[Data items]
────

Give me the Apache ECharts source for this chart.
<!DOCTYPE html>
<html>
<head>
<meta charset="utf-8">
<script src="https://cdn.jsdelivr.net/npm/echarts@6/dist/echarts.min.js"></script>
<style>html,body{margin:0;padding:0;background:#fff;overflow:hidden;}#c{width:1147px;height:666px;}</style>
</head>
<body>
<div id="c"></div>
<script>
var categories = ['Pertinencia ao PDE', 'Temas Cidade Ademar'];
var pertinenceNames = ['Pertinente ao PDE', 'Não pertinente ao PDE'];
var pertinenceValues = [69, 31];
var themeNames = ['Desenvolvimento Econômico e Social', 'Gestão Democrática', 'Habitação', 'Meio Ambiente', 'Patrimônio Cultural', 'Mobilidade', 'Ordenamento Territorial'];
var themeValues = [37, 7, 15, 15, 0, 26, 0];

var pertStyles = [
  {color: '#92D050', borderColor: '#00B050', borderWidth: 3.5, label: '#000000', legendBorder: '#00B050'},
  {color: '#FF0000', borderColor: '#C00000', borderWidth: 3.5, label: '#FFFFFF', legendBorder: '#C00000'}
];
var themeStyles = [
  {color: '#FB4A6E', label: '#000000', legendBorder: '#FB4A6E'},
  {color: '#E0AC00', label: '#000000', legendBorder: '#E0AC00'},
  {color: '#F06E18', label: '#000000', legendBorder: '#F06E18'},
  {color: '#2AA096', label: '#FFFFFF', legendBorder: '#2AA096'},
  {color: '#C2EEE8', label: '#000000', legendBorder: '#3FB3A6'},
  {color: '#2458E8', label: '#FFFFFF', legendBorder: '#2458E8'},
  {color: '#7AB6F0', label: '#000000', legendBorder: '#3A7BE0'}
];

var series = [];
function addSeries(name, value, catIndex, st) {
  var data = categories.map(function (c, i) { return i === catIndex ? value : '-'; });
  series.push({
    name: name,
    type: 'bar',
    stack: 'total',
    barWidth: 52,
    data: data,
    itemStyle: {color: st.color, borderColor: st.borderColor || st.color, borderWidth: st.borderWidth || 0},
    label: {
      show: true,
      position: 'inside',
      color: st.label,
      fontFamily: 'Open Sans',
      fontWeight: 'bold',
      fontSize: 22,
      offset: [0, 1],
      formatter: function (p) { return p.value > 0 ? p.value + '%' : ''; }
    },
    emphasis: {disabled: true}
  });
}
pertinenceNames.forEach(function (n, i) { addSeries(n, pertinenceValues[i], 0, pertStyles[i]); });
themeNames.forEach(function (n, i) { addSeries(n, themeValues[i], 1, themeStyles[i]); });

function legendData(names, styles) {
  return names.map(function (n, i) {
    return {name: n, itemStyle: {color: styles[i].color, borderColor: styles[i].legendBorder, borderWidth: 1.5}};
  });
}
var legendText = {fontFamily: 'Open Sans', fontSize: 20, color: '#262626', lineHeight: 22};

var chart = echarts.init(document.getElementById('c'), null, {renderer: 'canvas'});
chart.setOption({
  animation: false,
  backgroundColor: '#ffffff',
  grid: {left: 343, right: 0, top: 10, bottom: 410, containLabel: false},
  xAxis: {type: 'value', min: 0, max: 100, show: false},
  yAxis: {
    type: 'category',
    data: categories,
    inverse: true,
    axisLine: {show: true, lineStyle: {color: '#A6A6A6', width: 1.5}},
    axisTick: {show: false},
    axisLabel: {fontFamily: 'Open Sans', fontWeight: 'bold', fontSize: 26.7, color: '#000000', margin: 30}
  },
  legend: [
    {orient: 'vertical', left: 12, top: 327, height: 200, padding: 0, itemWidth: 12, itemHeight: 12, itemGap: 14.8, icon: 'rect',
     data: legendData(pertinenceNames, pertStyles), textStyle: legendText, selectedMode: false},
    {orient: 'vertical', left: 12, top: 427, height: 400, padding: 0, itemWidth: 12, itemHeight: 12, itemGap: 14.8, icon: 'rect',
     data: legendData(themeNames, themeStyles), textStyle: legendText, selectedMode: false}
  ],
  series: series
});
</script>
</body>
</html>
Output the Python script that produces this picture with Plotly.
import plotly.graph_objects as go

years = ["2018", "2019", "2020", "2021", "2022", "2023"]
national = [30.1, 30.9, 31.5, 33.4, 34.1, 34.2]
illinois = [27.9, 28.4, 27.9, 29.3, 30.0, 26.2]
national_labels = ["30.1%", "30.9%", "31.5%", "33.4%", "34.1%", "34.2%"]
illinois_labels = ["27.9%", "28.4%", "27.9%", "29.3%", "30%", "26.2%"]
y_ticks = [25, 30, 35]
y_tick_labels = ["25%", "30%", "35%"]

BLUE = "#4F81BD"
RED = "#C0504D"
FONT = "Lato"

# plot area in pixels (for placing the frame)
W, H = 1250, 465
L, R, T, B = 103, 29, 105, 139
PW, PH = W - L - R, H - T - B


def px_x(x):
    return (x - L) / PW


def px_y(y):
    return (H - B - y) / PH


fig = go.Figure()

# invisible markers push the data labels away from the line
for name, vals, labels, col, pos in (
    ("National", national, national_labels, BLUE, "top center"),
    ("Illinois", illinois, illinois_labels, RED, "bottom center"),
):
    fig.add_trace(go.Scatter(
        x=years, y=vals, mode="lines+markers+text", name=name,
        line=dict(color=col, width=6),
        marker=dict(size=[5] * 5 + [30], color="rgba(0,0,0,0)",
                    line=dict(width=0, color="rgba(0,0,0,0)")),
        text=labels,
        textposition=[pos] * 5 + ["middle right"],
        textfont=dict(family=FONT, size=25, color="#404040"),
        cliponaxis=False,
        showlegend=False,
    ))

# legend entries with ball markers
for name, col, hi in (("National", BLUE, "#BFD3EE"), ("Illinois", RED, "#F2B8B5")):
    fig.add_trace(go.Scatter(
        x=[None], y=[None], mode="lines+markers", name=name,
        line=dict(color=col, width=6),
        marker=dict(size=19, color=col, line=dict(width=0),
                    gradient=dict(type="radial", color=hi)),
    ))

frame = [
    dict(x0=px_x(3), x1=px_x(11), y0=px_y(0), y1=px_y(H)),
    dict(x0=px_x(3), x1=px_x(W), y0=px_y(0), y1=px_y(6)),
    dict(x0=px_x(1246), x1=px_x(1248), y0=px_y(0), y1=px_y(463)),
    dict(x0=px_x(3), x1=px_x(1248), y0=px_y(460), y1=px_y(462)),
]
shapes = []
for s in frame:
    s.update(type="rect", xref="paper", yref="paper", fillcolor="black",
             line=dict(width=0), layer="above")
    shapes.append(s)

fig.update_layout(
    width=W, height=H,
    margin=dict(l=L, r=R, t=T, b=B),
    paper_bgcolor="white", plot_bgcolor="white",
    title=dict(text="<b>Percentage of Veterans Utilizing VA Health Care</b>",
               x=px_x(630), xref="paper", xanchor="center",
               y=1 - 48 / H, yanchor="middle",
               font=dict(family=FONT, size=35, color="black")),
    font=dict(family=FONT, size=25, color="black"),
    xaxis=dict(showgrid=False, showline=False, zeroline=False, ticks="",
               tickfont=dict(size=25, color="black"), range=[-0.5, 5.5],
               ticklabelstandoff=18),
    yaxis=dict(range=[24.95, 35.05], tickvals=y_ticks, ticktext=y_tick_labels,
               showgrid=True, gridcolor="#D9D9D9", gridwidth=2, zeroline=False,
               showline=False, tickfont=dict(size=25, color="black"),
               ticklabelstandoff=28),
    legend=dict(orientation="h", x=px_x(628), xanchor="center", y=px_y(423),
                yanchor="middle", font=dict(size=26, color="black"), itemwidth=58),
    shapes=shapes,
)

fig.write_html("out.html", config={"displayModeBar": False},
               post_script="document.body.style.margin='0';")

────

_Given request_
Give back exactly the lines from the beginning of the records through the line containing "var themeValues = [37, 7, 15, 15, 0, 26, 0];", and only those.

_Solution below_
Give me the Apache ECharts source for this chart.
<!DOCTYPE html>
<html>
<head>
<meta charset="utf-8">
<script src="https://cdn.jsdelivr.net/npm/echarts@6/dist/echarts.min.js"></script>
<style>html,body{margin:0;padding:0;background:#fff;overflow:hidden;}#c{width:1147px;height:666px;}</style>
</head>
<body>
<div id="c"></div>
<script>
var categories = ['Pertinencia ao PDE', 'Temas Cidade Ademar'];
var pertinenceNames = ['Pertinente ao PDE', 'Não pertinente ao PDE'];
var pertinenceValues = [69, 31];
var themeNames = ['Desenvolvimento Econômico e Social', 'Gestão Democrática', 'Habitação', 'Meio Ambiente', 'Patrimônio Cultural', 'Mobilidade', 'Ordenamento Territorial'];
var themeValues = [37, 7, 15, 15, 0, 26, 0];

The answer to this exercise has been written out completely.